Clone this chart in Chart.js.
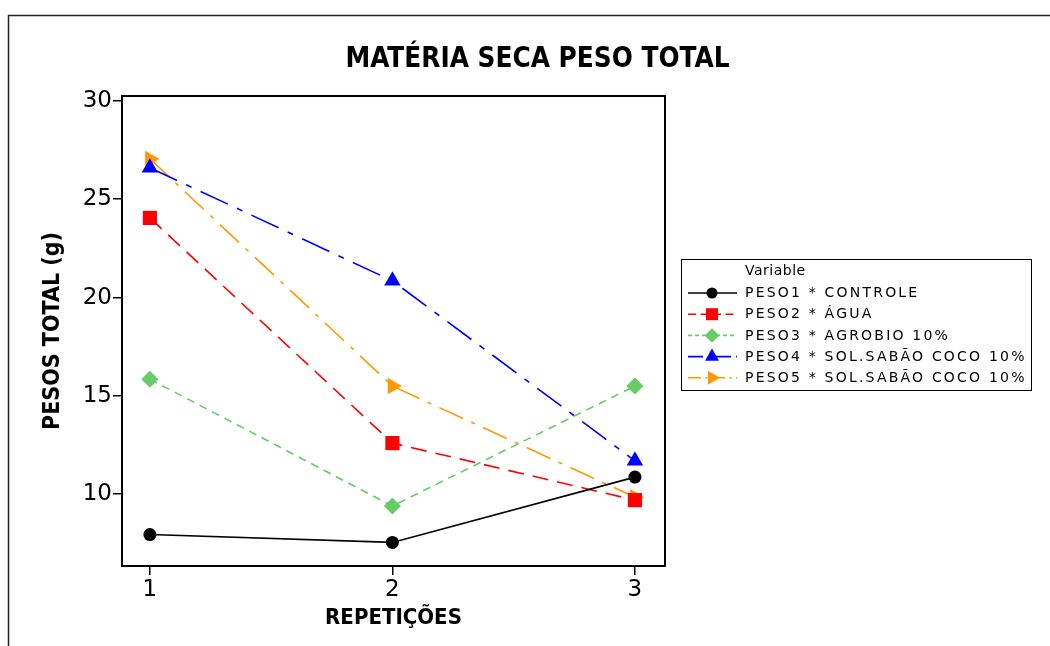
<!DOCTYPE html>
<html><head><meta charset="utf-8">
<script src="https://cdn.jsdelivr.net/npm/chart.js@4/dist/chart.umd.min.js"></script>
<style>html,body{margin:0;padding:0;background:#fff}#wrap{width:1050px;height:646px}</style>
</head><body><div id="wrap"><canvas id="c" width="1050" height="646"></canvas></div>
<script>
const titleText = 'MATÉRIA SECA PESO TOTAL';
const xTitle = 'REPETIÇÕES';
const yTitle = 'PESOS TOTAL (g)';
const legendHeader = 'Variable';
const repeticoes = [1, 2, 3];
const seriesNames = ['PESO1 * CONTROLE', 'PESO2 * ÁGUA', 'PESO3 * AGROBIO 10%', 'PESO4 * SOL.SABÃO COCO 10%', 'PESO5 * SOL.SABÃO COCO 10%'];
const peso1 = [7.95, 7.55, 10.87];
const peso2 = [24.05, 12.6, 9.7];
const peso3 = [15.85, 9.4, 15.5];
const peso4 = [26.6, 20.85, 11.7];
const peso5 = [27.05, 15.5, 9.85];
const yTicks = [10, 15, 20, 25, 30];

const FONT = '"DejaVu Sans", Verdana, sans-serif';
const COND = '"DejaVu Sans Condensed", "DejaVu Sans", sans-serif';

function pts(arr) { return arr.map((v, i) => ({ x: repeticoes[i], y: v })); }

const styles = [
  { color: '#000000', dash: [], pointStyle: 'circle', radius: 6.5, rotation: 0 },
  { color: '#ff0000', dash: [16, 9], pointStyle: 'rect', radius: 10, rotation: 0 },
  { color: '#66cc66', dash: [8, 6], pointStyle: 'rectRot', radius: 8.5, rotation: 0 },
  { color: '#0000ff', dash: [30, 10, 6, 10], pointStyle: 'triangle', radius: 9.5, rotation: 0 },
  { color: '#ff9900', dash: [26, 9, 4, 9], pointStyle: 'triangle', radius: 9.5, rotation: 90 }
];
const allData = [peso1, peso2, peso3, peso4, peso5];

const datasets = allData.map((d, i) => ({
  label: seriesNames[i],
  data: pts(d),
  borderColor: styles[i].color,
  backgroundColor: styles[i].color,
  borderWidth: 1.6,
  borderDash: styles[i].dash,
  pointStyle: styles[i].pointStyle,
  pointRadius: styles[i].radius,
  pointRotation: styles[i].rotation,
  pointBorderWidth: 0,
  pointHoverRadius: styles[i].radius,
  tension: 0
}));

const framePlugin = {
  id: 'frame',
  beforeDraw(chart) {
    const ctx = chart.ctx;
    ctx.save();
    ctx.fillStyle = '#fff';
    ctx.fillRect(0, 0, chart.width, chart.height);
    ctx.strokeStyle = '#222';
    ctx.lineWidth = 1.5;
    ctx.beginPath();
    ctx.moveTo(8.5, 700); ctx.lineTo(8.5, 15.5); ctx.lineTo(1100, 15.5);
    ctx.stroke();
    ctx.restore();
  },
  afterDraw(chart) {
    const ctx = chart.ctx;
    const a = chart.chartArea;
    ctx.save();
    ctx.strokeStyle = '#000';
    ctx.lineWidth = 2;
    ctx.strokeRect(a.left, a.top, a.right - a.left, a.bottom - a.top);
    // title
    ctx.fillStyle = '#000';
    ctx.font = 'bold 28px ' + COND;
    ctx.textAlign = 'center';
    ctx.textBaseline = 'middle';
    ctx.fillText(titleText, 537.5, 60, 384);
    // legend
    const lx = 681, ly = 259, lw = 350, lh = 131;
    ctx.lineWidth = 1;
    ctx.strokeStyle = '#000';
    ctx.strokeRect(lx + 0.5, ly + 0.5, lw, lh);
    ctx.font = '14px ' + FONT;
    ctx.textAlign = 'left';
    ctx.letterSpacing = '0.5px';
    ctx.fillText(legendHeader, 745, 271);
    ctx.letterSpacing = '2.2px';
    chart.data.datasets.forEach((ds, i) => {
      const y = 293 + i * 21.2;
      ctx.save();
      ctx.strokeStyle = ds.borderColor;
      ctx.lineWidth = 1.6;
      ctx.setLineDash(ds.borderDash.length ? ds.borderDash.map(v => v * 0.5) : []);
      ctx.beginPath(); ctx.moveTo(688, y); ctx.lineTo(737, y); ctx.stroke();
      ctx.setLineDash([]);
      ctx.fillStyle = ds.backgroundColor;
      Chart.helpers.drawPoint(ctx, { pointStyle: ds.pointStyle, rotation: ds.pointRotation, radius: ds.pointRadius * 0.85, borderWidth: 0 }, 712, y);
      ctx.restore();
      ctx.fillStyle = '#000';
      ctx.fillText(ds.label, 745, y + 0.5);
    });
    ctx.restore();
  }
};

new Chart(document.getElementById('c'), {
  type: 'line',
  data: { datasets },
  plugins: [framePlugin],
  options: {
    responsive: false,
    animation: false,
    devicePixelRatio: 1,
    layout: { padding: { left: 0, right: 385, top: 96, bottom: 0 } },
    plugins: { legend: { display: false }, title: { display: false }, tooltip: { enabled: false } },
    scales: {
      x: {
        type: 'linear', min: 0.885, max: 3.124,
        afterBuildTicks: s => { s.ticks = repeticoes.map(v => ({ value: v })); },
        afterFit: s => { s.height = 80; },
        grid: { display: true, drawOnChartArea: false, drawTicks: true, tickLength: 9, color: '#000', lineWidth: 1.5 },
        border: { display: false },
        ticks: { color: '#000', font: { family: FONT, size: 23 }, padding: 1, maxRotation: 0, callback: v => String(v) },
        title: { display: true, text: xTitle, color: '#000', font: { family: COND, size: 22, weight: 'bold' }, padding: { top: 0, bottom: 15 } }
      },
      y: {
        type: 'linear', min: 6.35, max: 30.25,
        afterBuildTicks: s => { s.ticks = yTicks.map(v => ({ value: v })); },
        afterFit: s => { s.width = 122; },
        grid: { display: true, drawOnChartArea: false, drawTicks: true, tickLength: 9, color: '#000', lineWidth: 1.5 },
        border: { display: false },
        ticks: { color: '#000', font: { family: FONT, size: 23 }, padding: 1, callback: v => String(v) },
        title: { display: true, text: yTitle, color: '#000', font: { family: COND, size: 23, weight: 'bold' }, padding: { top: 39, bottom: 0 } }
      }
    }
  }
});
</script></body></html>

========================

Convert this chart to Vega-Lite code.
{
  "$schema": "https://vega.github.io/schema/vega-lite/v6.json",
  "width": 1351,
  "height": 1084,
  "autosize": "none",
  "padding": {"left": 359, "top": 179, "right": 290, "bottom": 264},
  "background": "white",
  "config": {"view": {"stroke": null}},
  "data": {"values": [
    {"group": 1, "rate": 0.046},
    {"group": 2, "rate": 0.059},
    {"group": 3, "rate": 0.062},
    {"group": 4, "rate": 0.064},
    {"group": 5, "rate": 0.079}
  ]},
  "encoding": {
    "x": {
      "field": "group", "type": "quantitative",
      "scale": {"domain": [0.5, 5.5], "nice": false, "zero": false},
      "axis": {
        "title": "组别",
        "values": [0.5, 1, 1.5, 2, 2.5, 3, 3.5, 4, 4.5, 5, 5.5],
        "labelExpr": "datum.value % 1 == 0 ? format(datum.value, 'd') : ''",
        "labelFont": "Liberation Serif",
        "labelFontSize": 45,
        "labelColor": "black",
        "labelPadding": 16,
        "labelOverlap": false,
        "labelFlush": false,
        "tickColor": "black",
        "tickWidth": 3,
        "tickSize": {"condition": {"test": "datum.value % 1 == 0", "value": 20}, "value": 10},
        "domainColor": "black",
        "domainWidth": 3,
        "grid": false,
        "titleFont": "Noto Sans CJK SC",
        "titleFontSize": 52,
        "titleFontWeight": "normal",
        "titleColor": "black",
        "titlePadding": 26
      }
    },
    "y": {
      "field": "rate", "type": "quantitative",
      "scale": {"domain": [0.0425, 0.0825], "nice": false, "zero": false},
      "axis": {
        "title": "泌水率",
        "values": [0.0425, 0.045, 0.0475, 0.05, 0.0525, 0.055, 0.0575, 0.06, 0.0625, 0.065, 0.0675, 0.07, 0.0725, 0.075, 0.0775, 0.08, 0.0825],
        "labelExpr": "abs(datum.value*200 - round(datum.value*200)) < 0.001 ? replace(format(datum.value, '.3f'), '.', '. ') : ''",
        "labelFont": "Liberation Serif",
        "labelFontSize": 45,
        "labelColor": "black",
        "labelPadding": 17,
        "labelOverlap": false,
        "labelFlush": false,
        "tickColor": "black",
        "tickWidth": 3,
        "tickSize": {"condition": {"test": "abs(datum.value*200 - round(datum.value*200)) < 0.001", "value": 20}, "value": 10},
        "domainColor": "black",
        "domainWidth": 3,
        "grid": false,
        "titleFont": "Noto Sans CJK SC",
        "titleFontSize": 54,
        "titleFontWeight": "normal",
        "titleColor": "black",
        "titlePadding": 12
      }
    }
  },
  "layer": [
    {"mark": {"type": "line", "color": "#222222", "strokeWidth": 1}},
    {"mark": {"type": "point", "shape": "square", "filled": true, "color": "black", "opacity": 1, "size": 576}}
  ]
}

========================

OBJECTIVE: Exclude any pictures, and restate word for word the lines from the one containing "Clone this chart in Chart.js." through the one containing "const yTicks = [10, 15, 20, 25, 30];", both included.

FINAL ANSWER:
Clone this chart in Chart.js.
<!DOCTYPE html>
<html><head><meta charset="utf-8">
<script src="https://cdn.jsdelivr.net/npm/chart.js@4/dist/chart.umd.min.js"></script>
<style>html,body{margin:0;padding:0;background:#fff}#wrap{width:1050px;height:646px}</style>
</head><body><div id="wrap"><canvas id="c" width="1050" height="646"></canvas></div>
<script>
const titleText = 'MATÉRIA SECA PESO TOTAL';
const xTitle = 'REPETIÇÕES';
const yTitle = 'PESOS TOTAL (g)';
const legendHeader = 'Variable';
const repeticoes = [1, 2, 3];
const seriesNames = ['PESO1 * CONTROLE', 'PESO2 * ÁGUA', 'PESO3 * AGROBIO 10%', 'PESO4 * SOL.SABÃO COCO 10%', 'PESO5 * SOL.SABÃO COCO 10%'];
const peso1 = [7.95, 7.55, 10.87];
const peso2 = [24.05, 12.6, 9.7];
const peso3 = [15.85, 9.4, 15.5];
const peso4 = [26.6, 20.85, 11.7];
const peso5 = [27.05, 15.5, 9.85];
const yTicks = [10, 15, 20, 25, 30];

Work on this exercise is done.